Exercise requirements:
Exactly as written, write out the lines below from the first to the one containing "plt.rcParams['mathtext.it'] = 'Liberation", inclusive. Pictures do not belong in the copy.

(Records with drawing code)
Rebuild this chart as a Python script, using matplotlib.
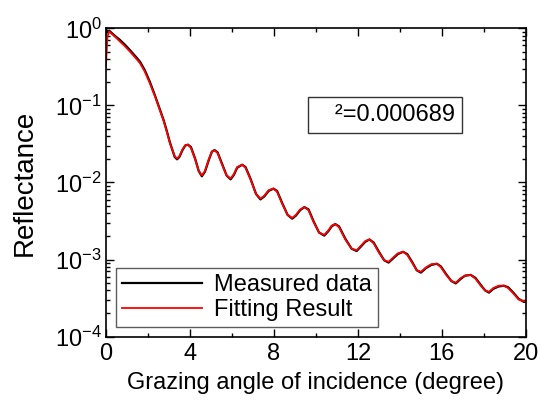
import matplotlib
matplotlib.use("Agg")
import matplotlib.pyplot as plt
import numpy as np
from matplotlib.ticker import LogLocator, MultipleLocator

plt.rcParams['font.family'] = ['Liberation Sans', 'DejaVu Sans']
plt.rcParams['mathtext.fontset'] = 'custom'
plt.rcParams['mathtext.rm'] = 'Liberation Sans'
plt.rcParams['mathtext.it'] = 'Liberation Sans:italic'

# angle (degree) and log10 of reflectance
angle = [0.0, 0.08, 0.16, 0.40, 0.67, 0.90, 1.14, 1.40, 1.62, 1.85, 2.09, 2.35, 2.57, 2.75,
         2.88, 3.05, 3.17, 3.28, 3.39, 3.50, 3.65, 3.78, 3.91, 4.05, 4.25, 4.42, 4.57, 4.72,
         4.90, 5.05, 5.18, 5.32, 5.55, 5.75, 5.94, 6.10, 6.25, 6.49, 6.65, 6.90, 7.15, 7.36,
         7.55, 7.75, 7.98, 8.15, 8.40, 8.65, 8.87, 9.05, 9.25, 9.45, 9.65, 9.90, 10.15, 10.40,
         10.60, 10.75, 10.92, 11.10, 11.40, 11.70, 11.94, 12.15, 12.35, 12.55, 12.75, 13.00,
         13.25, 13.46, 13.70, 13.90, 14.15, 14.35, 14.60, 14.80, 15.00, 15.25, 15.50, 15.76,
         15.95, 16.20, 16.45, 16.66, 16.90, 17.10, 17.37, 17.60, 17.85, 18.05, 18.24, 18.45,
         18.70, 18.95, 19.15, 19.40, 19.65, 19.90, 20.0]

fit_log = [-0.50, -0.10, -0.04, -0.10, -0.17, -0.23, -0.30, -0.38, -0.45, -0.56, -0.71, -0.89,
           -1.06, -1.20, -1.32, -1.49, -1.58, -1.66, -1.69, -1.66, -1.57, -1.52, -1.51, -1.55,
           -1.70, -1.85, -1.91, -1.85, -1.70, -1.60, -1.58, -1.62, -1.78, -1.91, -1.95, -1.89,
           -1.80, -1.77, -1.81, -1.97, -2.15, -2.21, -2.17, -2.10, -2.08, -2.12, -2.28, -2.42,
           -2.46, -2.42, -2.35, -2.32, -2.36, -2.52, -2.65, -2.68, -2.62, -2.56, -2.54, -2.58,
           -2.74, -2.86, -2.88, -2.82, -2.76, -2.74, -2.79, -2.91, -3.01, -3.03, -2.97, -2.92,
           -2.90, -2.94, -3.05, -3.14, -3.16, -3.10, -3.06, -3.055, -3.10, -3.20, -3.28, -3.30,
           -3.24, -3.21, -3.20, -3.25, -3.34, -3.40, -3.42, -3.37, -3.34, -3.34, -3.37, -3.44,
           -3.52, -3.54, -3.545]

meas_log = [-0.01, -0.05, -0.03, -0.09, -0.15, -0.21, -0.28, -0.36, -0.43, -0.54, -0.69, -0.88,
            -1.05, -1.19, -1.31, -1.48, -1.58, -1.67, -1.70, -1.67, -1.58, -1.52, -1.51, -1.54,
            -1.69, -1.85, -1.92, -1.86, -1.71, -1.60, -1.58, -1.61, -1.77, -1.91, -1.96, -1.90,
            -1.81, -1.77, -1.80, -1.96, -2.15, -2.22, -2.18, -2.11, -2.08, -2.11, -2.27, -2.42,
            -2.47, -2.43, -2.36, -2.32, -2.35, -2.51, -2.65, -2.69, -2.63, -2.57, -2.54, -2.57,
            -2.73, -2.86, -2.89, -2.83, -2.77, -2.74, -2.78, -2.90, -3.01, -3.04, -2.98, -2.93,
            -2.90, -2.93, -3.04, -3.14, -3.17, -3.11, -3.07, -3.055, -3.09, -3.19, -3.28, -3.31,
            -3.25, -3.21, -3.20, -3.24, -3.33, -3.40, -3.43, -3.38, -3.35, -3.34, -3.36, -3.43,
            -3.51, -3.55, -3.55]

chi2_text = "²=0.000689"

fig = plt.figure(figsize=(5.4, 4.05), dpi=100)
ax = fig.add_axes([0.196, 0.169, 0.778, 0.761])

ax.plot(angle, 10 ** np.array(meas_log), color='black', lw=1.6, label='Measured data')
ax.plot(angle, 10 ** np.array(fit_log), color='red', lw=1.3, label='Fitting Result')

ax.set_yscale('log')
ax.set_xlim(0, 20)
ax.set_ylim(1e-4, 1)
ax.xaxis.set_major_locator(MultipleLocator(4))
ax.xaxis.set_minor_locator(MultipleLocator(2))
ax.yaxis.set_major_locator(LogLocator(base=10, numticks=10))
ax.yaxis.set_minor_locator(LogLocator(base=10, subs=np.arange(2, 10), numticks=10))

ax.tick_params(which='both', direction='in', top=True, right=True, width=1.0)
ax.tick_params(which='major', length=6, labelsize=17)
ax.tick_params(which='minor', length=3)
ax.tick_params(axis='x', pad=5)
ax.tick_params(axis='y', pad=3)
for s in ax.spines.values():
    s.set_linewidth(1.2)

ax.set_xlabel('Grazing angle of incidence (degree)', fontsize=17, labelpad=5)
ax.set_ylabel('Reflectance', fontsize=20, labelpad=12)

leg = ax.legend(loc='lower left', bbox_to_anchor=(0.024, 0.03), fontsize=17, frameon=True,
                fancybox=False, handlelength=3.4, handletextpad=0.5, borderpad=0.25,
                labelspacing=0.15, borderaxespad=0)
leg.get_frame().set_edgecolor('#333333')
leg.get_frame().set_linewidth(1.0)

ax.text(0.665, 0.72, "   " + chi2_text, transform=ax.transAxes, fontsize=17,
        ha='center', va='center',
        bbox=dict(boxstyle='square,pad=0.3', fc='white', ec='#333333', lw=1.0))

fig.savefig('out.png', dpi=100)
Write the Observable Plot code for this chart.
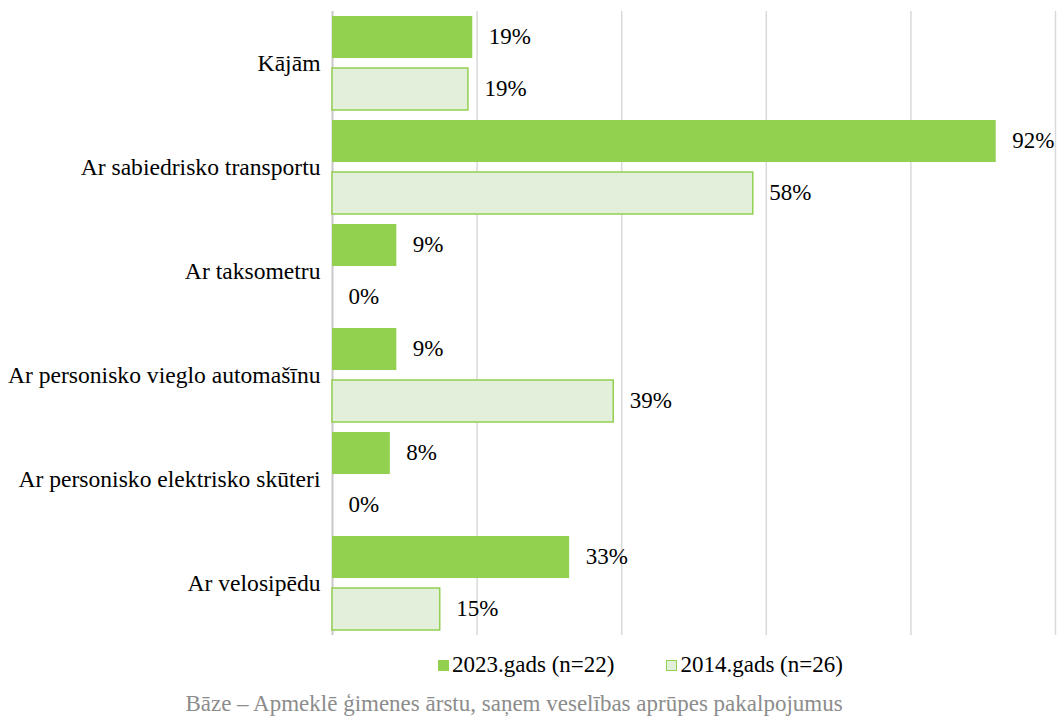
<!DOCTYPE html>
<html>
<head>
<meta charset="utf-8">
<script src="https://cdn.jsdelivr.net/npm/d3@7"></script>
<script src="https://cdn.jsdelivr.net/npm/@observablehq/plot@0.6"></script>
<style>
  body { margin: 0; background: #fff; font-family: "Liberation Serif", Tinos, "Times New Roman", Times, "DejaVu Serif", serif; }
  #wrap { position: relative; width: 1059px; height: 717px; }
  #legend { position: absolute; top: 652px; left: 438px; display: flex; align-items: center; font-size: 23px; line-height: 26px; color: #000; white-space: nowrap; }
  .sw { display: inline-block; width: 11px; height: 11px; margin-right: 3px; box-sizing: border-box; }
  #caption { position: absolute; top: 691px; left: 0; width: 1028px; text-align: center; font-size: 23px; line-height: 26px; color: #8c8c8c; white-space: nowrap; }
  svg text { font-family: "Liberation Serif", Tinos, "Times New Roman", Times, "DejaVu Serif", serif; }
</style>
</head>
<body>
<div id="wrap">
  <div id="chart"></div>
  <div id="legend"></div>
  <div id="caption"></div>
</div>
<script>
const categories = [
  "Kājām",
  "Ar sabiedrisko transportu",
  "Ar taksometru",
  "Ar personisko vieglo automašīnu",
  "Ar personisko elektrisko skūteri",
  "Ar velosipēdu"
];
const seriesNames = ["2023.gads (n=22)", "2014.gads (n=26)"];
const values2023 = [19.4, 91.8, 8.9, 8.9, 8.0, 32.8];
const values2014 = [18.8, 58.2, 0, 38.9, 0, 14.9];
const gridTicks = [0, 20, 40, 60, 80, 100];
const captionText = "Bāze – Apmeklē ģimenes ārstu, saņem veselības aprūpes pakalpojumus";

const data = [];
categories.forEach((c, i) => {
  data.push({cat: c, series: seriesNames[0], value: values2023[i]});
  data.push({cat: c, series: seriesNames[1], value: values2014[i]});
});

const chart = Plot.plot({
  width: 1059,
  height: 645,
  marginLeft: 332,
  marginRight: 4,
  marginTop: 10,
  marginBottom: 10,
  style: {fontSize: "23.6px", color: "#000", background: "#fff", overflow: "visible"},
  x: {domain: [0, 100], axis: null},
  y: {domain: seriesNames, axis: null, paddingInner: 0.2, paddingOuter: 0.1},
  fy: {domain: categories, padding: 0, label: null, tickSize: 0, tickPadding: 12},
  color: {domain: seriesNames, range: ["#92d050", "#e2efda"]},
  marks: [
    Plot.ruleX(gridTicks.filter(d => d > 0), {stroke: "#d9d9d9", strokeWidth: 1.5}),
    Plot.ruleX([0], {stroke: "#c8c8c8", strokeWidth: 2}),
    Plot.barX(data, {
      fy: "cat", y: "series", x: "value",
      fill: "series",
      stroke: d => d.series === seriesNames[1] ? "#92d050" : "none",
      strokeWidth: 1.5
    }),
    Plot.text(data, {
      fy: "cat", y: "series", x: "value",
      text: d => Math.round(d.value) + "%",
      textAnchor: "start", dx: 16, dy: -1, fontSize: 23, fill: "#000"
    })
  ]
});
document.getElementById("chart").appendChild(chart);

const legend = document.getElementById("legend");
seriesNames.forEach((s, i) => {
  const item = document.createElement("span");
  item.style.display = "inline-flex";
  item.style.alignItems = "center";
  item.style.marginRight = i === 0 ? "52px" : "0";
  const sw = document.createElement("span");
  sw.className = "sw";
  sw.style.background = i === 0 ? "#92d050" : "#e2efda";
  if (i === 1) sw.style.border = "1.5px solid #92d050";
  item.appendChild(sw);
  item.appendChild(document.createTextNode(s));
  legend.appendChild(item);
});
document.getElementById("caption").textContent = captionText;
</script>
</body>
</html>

In response:
Rebuild this chart as a Python script, using matplotlib.
import matplotlib
matplotlib.use("Agg")
import matplotlib.pyplot as plt
import numpy as np
from matplotlib.ticker import LogLocator, MultipleLocator

plt.rcParams['font.family'] = ['Liberation Sans', 'DejaVu Sans']
plt.rcParams['mathtext.fontset'] = 'custom'
plt.rcParams['mathtext.rm'] = 'Liberation Sans'
plt.rcParams['mathtext.it'] = 'Liberation Sans:italic'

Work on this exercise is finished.